◆ SET EXERCISE ◆
Restate each line of the listing exactly, without carrying over any pictures.

◆ SUPPLIED MATERIAL ◆

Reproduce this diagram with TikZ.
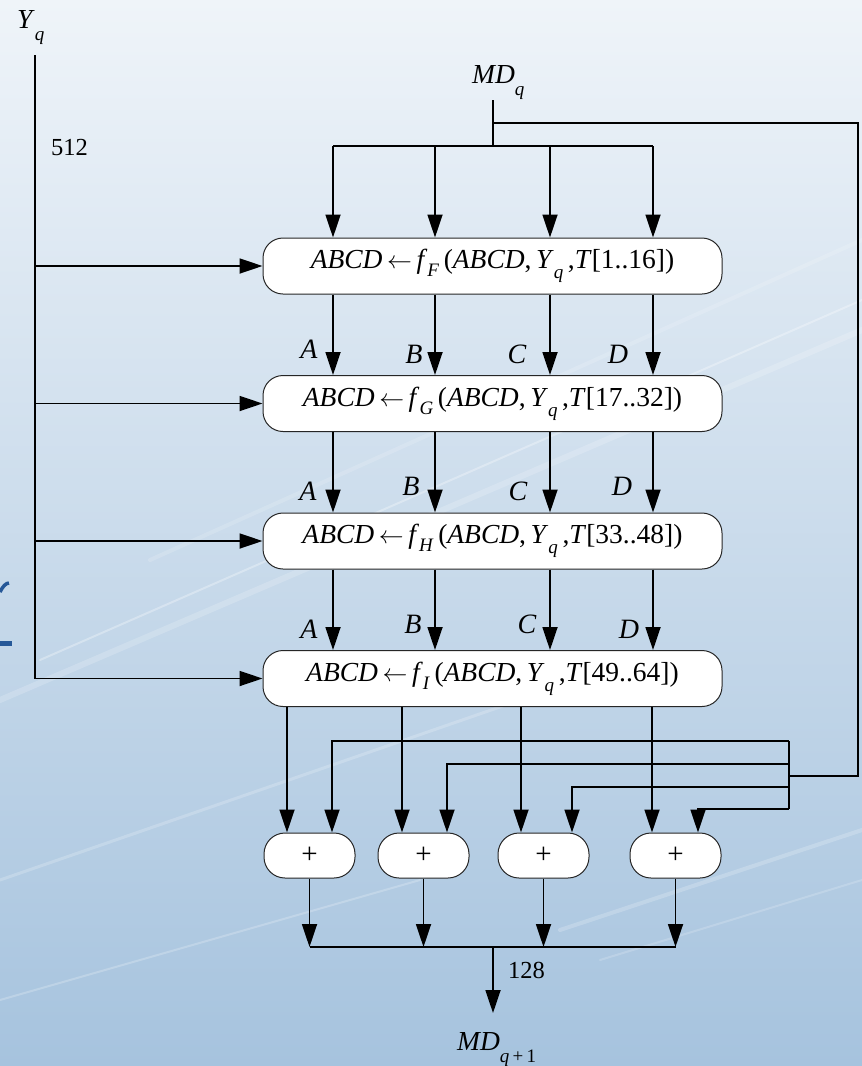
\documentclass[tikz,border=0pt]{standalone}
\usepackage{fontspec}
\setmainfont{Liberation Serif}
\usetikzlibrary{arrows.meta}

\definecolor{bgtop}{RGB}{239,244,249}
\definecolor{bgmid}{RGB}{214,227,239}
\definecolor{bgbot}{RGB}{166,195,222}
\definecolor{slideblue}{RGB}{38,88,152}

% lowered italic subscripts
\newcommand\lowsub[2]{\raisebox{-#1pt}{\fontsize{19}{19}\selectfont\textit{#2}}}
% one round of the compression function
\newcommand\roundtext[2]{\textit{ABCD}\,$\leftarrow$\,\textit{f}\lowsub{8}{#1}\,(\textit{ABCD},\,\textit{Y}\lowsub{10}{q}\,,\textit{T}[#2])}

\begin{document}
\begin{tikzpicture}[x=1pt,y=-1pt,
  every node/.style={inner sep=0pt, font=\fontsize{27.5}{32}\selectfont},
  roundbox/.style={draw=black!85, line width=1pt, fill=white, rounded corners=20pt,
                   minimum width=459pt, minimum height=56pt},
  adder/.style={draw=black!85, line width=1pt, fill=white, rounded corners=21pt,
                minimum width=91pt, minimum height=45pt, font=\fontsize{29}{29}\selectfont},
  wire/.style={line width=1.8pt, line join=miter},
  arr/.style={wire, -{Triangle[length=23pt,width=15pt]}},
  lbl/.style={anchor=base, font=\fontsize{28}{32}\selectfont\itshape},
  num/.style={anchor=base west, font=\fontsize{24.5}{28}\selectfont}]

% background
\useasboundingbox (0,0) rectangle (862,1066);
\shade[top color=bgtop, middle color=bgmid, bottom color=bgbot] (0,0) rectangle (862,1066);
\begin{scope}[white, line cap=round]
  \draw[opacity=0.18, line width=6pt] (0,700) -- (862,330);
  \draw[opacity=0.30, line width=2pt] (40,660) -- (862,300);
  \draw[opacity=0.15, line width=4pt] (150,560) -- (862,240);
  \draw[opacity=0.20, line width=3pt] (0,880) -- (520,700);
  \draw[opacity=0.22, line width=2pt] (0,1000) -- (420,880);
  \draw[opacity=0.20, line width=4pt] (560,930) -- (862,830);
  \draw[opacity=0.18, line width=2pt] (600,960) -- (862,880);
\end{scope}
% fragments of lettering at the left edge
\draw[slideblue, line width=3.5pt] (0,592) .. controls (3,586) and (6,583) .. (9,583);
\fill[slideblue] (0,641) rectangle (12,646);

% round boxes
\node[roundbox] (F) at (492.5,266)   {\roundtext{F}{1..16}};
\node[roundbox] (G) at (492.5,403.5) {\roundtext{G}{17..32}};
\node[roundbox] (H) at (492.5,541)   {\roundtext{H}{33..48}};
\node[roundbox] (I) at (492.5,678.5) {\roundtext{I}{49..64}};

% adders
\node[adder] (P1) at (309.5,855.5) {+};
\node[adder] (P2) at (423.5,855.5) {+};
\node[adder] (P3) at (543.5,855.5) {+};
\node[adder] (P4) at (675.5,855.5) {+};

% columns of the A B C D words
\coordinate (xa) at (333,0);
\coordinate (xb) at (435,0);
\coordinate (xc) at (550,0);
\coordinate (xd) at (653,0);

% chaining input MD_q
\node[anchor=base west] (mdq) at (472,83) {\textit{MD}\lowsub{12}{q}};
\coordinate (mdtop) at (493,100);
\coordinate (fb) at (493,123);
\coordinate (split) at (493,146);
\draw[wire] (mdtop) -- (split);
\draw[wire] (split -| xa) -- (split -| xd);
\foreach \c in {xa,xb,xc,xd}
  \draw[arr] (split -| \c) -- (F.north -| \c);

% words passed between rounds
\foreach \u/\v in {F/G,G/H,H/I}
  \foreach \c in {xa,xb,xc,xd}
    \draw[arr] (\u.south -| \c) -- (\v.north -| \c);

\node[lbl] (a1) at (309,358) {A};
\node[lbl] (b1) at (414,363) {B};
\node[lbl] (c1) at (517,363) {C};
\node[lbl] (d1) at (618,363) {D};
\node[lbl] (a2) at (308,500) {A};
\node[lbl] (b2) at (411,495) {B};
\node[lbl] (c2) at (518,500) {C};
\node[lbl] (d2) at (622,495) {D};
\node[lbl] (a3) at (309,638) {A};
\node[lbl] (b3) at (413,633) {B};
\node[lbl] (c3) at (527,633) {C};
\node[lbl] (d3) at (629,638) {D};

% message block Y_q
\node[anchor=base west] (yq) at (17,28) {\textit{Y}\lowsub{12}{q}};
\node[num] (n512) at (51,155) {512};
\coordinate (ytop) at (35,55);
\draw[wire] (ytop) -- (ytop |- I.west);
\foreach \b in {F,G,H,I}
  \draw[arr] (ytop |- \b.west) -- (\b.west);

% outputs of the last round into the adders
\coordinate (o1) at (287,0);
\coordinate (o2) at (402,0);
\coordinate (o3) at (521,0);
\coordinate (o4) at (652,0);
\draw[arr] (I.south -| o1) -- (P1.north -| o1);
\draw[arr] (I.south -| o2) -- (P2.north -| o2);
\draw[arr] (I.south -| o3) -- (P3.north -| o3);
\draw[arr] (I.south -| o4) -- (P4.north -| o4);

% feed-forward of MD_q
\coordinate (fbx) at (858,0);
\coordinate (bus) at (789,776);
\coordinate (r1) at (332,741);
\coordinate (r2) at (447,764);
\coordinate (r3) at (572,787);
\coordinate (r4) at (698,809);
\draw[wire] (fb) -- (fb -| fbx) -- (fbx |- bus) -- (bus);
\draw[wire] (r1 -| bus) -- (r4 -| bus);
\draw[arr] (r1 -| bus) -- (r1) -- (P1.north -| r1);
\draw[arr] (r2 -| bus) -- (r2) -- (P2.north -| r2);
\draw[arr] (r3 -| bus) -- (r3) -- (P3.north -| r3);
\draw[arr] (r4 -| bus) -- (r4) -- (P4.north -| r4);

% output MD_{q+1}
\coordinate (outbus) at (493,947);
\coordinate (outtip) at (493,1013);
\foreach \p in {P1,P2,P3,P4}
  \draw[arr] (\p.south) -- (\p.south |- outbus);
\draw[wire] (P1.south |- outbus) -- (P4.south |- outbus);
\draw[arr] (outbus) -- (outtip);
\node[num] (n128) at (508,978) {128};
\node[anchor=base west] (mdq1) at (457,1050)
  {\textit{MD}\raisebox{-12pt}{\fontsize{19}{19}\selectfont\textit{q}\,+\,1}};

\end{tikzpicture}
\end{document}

◆ ANSWER FOR THE TASK ◆
Reproduce this diagram with TikZ.
\documentclass[tikz,border=0pt]{standalone}
\usepackage{fontspec}
\setmainfont{Liberation Serif}
\usetikzlibrary{arrows.meta}

\definecolor{bgtop}{RGB}{239,244,249}
\definecolor{bgmid}{RGB}{214,227,239}
\definecolor{bgbot}{RGB}{166,195,222}
\definecolor{slideblue}{RGB}{38,88,152}

% lowered italic subscripts
\newcommand\lowsub[2]{\raisebox{-#1pt}{\fontsize{19}{19}\selectfont\textit{#2}}}
% one round of the compression function
\newcommand\roundtext[2]{\textit{ABCD}\,$\leftarrow$\,\textit{f}\lowsub{8}{#1}\,(\textit{ABCD},\,\textit{Y}\lowsub{10}{q}\,,\textit{T}[#2])}

\begin{document}
\begin{tikzpicture}[x=1pt,y=-1pt,
  every node/.style={inner sep=0pt, font=\fontsize{27.5}{32}\selectfont},
  roundbox/.style={draw=black!85, line width=1pt, fill=white, rounded corners=20pt,
                   minimum width=459pt, minimum height=56pt},
  adder/.style={draw=black!85, line width=1pt, fill=white, rounded corners=21pt,
                minimum width=91pt, minimum height=45pt, font=\fontsize{29}{29}\selectfont},
  wire/.style={line width=1.8pt, line join=miter},
  arr/.style={wire, -{Triangle[length=23pt,width=15pt]}},
  lbl/.style={anchor=base, font=\fontsize{28}{32}\selectfont\itshape},
  num/.style={anchor=base west, font=\fontsize{24.5}{28}\selectfont}]

% background
\useasboundingbox (0,0) rectangle (862,1066);
\shade[top color=bgtop, middle color=bgmid, bottom color=bgbot] (0,0) rectangle (862,1066);
\begin{scope}[white, line cap=round]
  \draw[opacity=0.18, line width=6pt] (0,700) -- (862,330);
  \draw[opacity=0.30, line width=2pt] (40,660) -- (862,300);
  \draw[opacity=0.15, line width=4pt] (150,560) -- (862,240);
  \draw[opacity=0.20, line width=3pt] (0,880) -- (520,700);
  \draw[opacity=0.22, line width=2pt] (0,1000) -- (420,880);
  \draw[opacity=0.20, line width=4pt] (560,930) -- (862,830);
  \draw[opacity=0.18, line width=2pt] (600,960) -- (862,880);
\end{scope}
% fragments of lettering at the left edge
\draw[slideblue, line width=3.5pt] (0,592) .. controls (3,586) and (6,583) .. (9,583);
\fill[slideblue] (0,641) rectangle (12,646);

% round boxes
\node[roundbox] (F) at (492.5,266)   {\roundtext{F}{1..16}};
\node[roundbox] (G) at (492.5,403.5) {\roundtext{G}{17..32}};
\node[roundbox] (H) at (492.5,541)   {\roundtext{H}{33..48}};
\node[roundbox] (I) at (492.5,678.5) {\roundtext{I}{49..64}};

% adders
\node[adder] (P1) at (309.5,855.5) {+};
\node[adder] (P2) at (423.5,855.5) {+};
\node[adder] (P3) at (543.5,855.5) {+};
\node[adder] (P4) at (675.5,855.5) {+};

% columns of the A B C D words
\coordinate (xa) at (333,0);
\coordinate (xb) at (435,0);
\coordinate (xc) at (550,0);
\coordinate (xd) at (653,0);

% chaining input MD_q
\node[anchor=base west] (mdq) at (472,83) {\textit{MD}\lowsub{12}{q}};
\coordinate (mdtop) at (493,100);
\coordinate (fb) at (493,123);
\coordinate (split) at (493,146);
\draw[wire] (mdtop) -- (split);
\draw[wire] (split -| xa) -- (split -| xd);
\foreach \c in {xa,xb,xc,xd}
  \draw[arr] (split -| \c) -- (F.north -| \c);

% words passed between rounds
\foreach \u/\v in {F/G,G/H,H/I}
  \foreach \c in {xa,xb,xc,xd}
    \draw[arr] (\u.south -| \c) -- (\v.north -| \c);

\node[lbl] (a1) at (309,358) {A};
\node[lbl] (b1) at (414,363) {B};
\node[lbl] (c1) at (517,363) {C};
\node[lbl] (d1) at (618,363) {D};
\node[lbl] (a2) at (308,500) {A};
\node[lbl] (b2) at (411,495) {B};
\node[lbl] (c2) at (518,500) {C};
\node[lbl] (d2) at (622,495) {D};
\node[lbl] (a3) at (309,638) {A};
\node[lbl] (b3) at (413,633) {B};
\node[lbl] (c3) at (527,633) {C};
\node[lbl] (d3) at (629,638) {D};

% message block Y_q
\node[anchor=base west] (yq) at (17,28) {\textit{Y}\lowsub{12}{q}};
\node[num] (n512) at (51,155) {512};
\coordinate (ytop) at (35,55);
\draw[wire] (ytop) -- (ytop |- I.west);
\foreach \b in {F,G,H,I}
  \draw[arr] (ytop |- \b.west) -- (\b.west);

% outputs of the last round into the adders
\coordinate (o1) at (287,0);
\coordinate (o2) at (402,0);
\coordinate (o3) at (521,0);
\coordinate (o4) at (652,0);
\draw[arr] (I.south -| o1) -- (P1.north -| o1);
\draw[arr] (I.south -| o2) -- (P2.north -| o2);
\draw[arr] (I.south -| o3) -- (P3.north -| o3);
\draw[arr] (I.south -| o4) -- (P4.north -| o4);

% feed-forward of MD_q
\coordinate (fbx) at (858,0);
\coordinate (bus) at (789,776);
\coordinate (r1) at (332,741);
\coordinate (r2) at (447,764);
\coordinate (r3) at (572,787);
\coordinate (r4) at (698,809);
\draw[wire] (fb) -- (fb -| fbx) -- (fbx |- bus) -- (bus);
\draw[wire] (r1 -| bus) -- (r4 -| bus);
\draw[arr] (r1 -| bus) -- (r1) -- (P1.north -| r1);
\draw[arr] (r2 -| bus) -- (r2) -- (P2.north -| r2);
\draw[arr] (r3 -| bus) -- (r3) -- (P3.north -| r3);
\draw[arr] (r4 -| bus) -- (r4) -- (P4.north -| r4);

% output MD_{q+1}
\coordinate (outbus) at (493,947);
\coordinate (outtip) at (493,1013);
\foreach \p in {P1,P2,P3,P4}
  \draw[arr] (\p.south) -- (\p.south |- outbus);
\draw[wire] (P1.south |- outbus) -- (P4.south |- outbus);
\draw[arr] (outbus) -- (outtip);
\node[num] (n128) at (508,978) {128};
\node[anchor=base west] (mdq1) at (457,1050)
  {\textit{MD}\raisebox{-12pt}{\fontsize{19}{19}\selectfont\textit{q}\,+\,1}};

\end{tikzpicture}
\end{document}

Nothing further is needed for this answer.